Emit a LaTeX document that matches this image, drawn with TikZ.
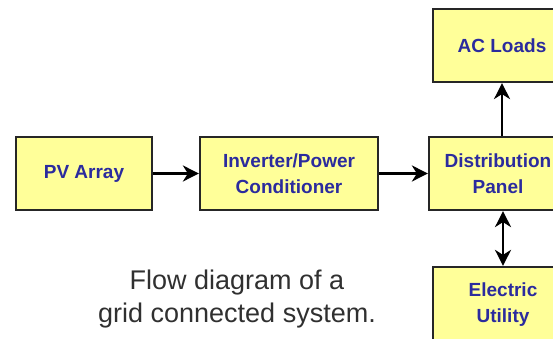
\documentclass[tikz,border=0pt]{standalone}
\usepackage{fontspec}
\setmainfont{Liberation Sans}
\usetikzlibrary{arrows.meta}
\definecolor{boxfill}{HTML}{FFFF99}
\definecolor{boxline}{HTML}{262626}
\definecolor{labelblue}{HTML}{2B2B9E}
\definecolor{captiongray}{HTML}{303030}
\tikzset{
  block/.style={rectangle, draw=boxline, fill=boxfill, line width=2.2pt, align=center,
                minimum height=73pt, text=labelblue, font=\fontsize{19}{26}\selectfont\bfseries},
  flow/.style={-{Stealth[length=16pt,width=16pt,inset=5pt]}, draw=black, line width=2.5pt},
  twoway/.style={{Stealth[length=16pt,width=16pt,inset=5pt]}-{Stealth[length=16pt,width=16pt,inset=5pt]},
                draw=black, line width=2.5pt},
  caption/.style={align=center, text=captiongray, font=\fontsize{27}{33}\selectfont},
}
\begin{document}
\begin{tikzpicture}[x=1pt,y=1pt]
\useasboundingbox (0,0) rectangle (553,339);
\clip (0,0) rectangle (553,339);

\node[block, minimum width=136pt] (pv)   at (84,165.5)    {PV Array};
\node[block, minimum width=178pt] (inv)  at (289,165.5)   {Inverter/Power\\Conditioner};
\node[block, minimum width=138pt] (dist) at (498,165.5)   {Distribution\\Panel};
\node[block, minimum width=138pt] (ac)   at (502,293.5)   {AC Loads};
\node[block, minimum width=140pt, minimum height=75pt] (util) at (503,34.5) {Electric\\Utility};

\draw[flow](pv)--(inv); \draw[flow](inv)--(dist);
\draw[flow](ac.south |- dist.north)--(ac.south);
\draw[twoway](util.north |- dist.south)--(util.north);

\node[caption] (cap) at (237,40) {Flow diagram of a\\grid connected system.};
\end{tikzpicture}
\end{document}
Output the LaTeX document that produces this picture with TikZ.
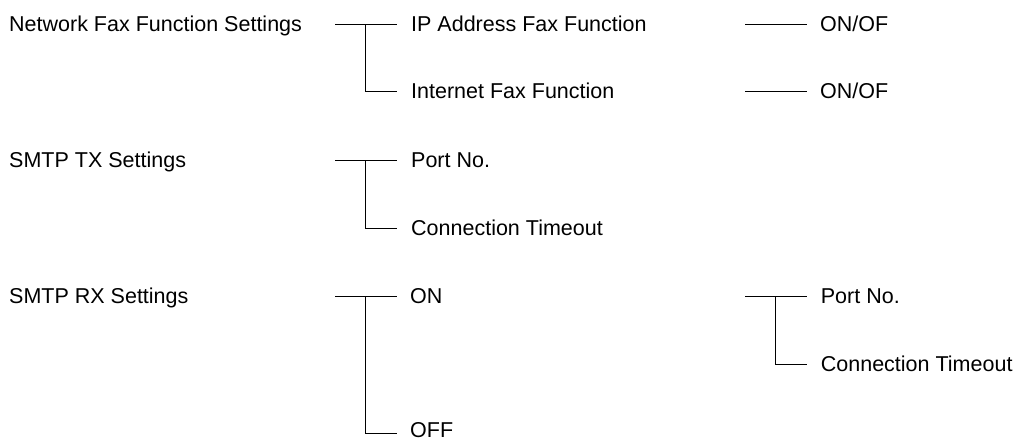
- - - -
◆ **Your goal**: Retype each line of the listing above word for word. Exclude the pictures.

◆ **Solution**:
Emit a LaTeX document that matches this image, drawn with TikZ.
\documentclass[tikz,border=0pt]{standalone}
\usepackage{fontspec}
\setmainfont{Liberation Sans}
\usetikzlibrary{arrows.meta}
\definecolor{boxfill}{HTML}{FFFF99}
\definecolor{boxline}{HTML}{262626}
\definecolor{labelblue}{HTML}{2B2B9E}
\definecolor{captiongray}{HTML}{303030}
\tikzset{
  block/.style={rectangle, draw=boxline, fill=boxfill, line width=2.2pt, align=center,
                minimum height=73pt, text=labelblue, font=\fontsize{19}{26}\selectfont\bfseries},
  flow/.style={-{Stealth[length=16pt,width=16pt,inset=5pt]}, draw=black, line width=2.5pt},
  twoway/.style={{Stealth[length=16pt,width=16pt,inset=5pt]}-{Stealth[length=16pt,width=16pt,inset=5pt]},
                draw=black, line width=2.5pt},
  caption/.style={align=center, text=captiongray, font=\fontsize{27}{33}\selectfont},
}
\begin{document}
\begin{tikzpicture}[x=1pt,y=1pt]
\useasboundingbox (0,0) rectangle (553,339);
\clip (0,0) rectangle (553,339);

\node[block, minimum width=136pt] (pv)   at (84,165.5)    {PV Array};
\node[block, minimum width=178pt] (inv)  at (289,165.5)   {Inverter/Power\\Conditioner};
\node[block, minimum width=138pt] (dist) at (498,165.5)   {Distribution\\Panel};
\node[block, minimum width=138pt] (ac)   at (502,293.5)   {AC Loads};
\node[block, minimum width=140pt, minimum height=75pt] (util) at (503,34.5) {Electric\\Utility};

\draw[flow](pv)--(inv); \draw[flow](inv)--(dist);
\draw[flow](ac.south |- dist.north)--(ac.south);
\draw[twoway](util.north |- dist.south)--(util.north);

\node[caption] (cap) at (237,40) {Flow diagram of a\\grid connected system.};
\end{tikzpicture}
\end{document}
Output the LaTeX document that produces this picture with TikZ.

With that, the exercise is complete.